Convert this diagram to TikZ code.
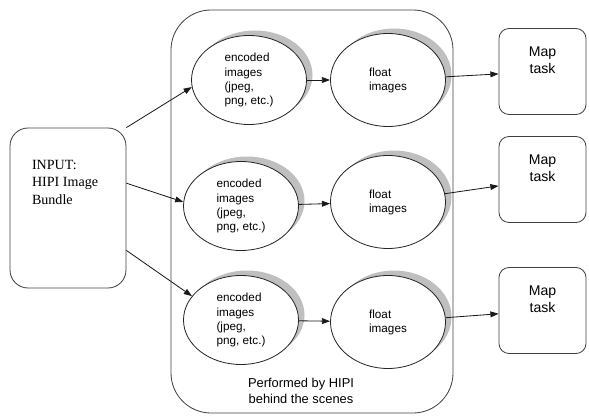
\documentclass[tikz,border=0pt]{standalone}
\usepackage{fontspec}
\setmainfont{Liberation Serif}
\setsansfont{Liberation Sans}
\usetikzlibrary{shapes.geometric, shadows, arrows.meta, positioning}

\begin{document}
\begin{tikzpicture}[x=0.03cm, y=-0.03cm,
    node distance=0.5cm,
    inbox/.style={rectangle, draw=black!75, line width=0.7pt, rounded corners=0.54cm, minimum width=3.48cm, minimum height=4.8cm},
    group/.style={rectangle, draw=black!75, line width=0.7pt, rounded corners=1.2cm, minimum width=8.46cm, minimum height=12.09cm},
    blob/.style={ellipse, draw=black!85, line width=0.7pt, fill=white, inner sep=0pt, minimum width=3.45cm, minimum height=2.67cm, align=left, font=\sffamily\fontsize{10}{12}\selectfont,
        drop shadow={shadow xshift=0.18cm, shadow yshift=0.15cm, fill=black!25, opacity=1}},
    mapbox/.style={rectangle, draw=black!75, line width=0.7pt, rounded corners=0.3cm, minimum width=2.61cm, minimum height=2.58cm},
    maptext/.style={align=center, font=\sffamily\fontsize{12}{14.4}\selectfont},
    arrow/.style={-{Triangle[length=7pt, width=5pt]}, line width=0.7pt, black!90}
]
    \useasboundingbox (0,0) rectangle (589,416);

    % Container drawn by HIPI
    \node[group] (hipi) at (312, 211.5) {};
    \node[align=center, font=\sffamily\fontsize{11}{13}\selectfont] (hipitext) at (301, 391) {Performed by HIPI\\behind the scenes};

    % Input bundle
    \node[inbox] (input) at (68, 208) {};
    \node[align=left, font=\fontsize{12}{15}\selectfont, anchor=north west, below right=0.85cm and 0.55cm of input.north west] (intext) {INPUT:\\HIPI Image\\Bundle};

    % Encoded images
    \node[blob] (enc1) at (249, 80) {encoded\\images\\(jpeg,\\png, etc.)};
    \node[blob] (enc2) at (241, 206) {encoded\\images\\(jpeg,\\png, etc.)};
    \node[blob] (enc3) at (241, 320) {encoded\\images\\(jpeg,\\png, etc.)};

    % Float images
    \node[blob, minimum height=2.79cm] (flt1) at (388, 80) {float\\images};
    \node[blob, minimum height=2.79cm] (flt2) at (388, 202) {float\\images};
    \node[blob, minimum height=2.79cm] (flt3) at (388, 322) {float\\images};

    % Map tasks
    \node[mapbox] (map1) at (542.5, 71.5) {};
    \node[mapbox] (map2) at (542.5, 179.5) {};
    \node[mapbox] (map3) at (542.5, 310.5) {};
    \node[maptext, below=0.45cm of map1.north] (map1text) {Map\\task};
    \node[maptext, below=0.45cm of map2.north] (map2text) {Map\\task};
    \node[maptext, below=0.45cm of map3.north] (map3text) {Map\\task};

    % Arrows from the bundle
    \draw[arrow] (input.north east) -- (enc1.187);
    \draw[arrow] (input.23) -- (enc2.176);
    \draw[arrow] (input.324) -- (enc3.154);

    % Decoding
    \draw[arrow] (enc1) -- (flt1);
    \draw[arrow] (enc2) -- (flt2);
    \draw[arrow] (enc3) -- (flt3);

    % To the map tasks
    \draw[arrow] (flt1) -- (map1);
    \draw[arrow] (flt2) -- (map2);
    \draw[arrow] (flt3) -- (map3);
\end{tikzpicture}
\end{document}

======

Work to be completed
Take the listing above and print it exactly, apart from the pictures.

Output
Convert this diagram to TikZ code.
\documentclass[tikz,border=0pt]{standalone}
\usepackage{fontspec}
\setmainfont{Liberation Serif}
\setsansfont{Liberation Sans}
\usetikzlibrary{shapes.geometric, shadows, arrows.meta, positioning}

\begin{document}
\begin{tikzpicture}[x=0.03cm, y=-0.03cm,
    node distance=0.5cm,
    inbox/.style={rectangle, draw=black!75, line width=0.7pt, rounded corners=0.54cm, minimum width=3.48cm, minimum height=4.8cm},
    group/.style={rectangle, draw=black!75, line width=0.7pt, rounded corners=1.2cm, minimum width=8.46cm, minimum height=12.09cm},
    blob/.style={ellipse, draw=black!85, line width=0.7pt, fill=white, inner sep=0pt, minimum width=3.45cm, minimum height=2.67cm, align=left, font=\sffamily\fontsize{10}{12}\selectfont,
        drop shadow={shadow xshift=0.18cm, shadow yshift=0.15cm, fill=black!25, opacity=1}},
    mapbox/.style={rectangle, draw=black!75, line width=0.7pt, rounded corners=0.3cm, minimum width=2.61cm, minimum height=2.58cm},
    maptext/.style={align=center, font=\sffamily\fontsize{12}{14.4}\selectfont},
    arrow/.style={-{Triangle[length=7pt, width=5pt]}, line width=0.7pt, black!90}
]
    \useasboundingbox (0,0) rectangle (589,416);

    % Container drawn by HIPI
    \node[group] (hipi) at (312, 211.5) {};
    \node[align=center, font=\sffamily\fontsize{11}{13}\selectfont] (hipitext) at (301, 391) {Performed by HIPI\\behind the scenes};

    % Input bundle
    \node[inbox] (input) at (68, 208) {};
    \node[align=left, font=\fontsize{12}{15}\selectfont, anchor=north west, below right=0.85cm and 0.55cm of input.north west] (intext) {INPUT:\\HIPI Image\\Bundle};

    % Encoded images
    \node[blob] (enc1) at (249, 80) {encoded\\images\\(jpeg,\\png, etc.)};
    \node[blob] (enc2) at (241, 206) {encoded\\images\\(jpeg,\\png, etc.)};
    \node[blob] (enc3) at (241, 320) {encoded\\images\\(jpeg,\\png, etc.)};

    % Float images
    \node[blob, minimum height=2.79cm] (flt1) at (388, 80) {float\\images};
    \node[blob, minimum height=2.79cm] (flt2) at (388, 202) {float\\images};
    \node[blob, minimum height=2.79cm] (flt3) at (388, 322) {float\\images};

    % Map tasks
    \node[mapbox] (map1) at (542.5, 71.5) {};
    \node[mapbox] (map2) at (542.5, 179.5) {};
    \node[mapbox] (map3) at (542.5, 310.5) {};
    \node[maptext, below=0.45cm of map1.north] (map1text) {Map\\task};
    \node[maptext, below=0.45cm of map2.north] (map2text) {Map\\task};
    \node[maptext, below=0.45cm of map3.north] (map3text) {Map\\task};

    % Arrows from the bundle
    \draw[arrow] (input.north east) -- (enc1.187);
    \draw[arrow] (input.23) -- (enc2.176);
    \draw[arrow] (input.324) -- (enc3.154);

    % Decoding
    \draw[arrow] (enc1) -- (flt1);
    \draw[arrow] (enc2) -- (flt2);
    \draw[arrow] (enc3) -- (flt3);

    % To the map tasks
    \draw[arrow] (flt1) -- (map1);
    \draw[arrow] (flt2) -- (map2);
    \draw[arrow] (flt3) -- (map3);
\end{tikzpicture}
\end{document}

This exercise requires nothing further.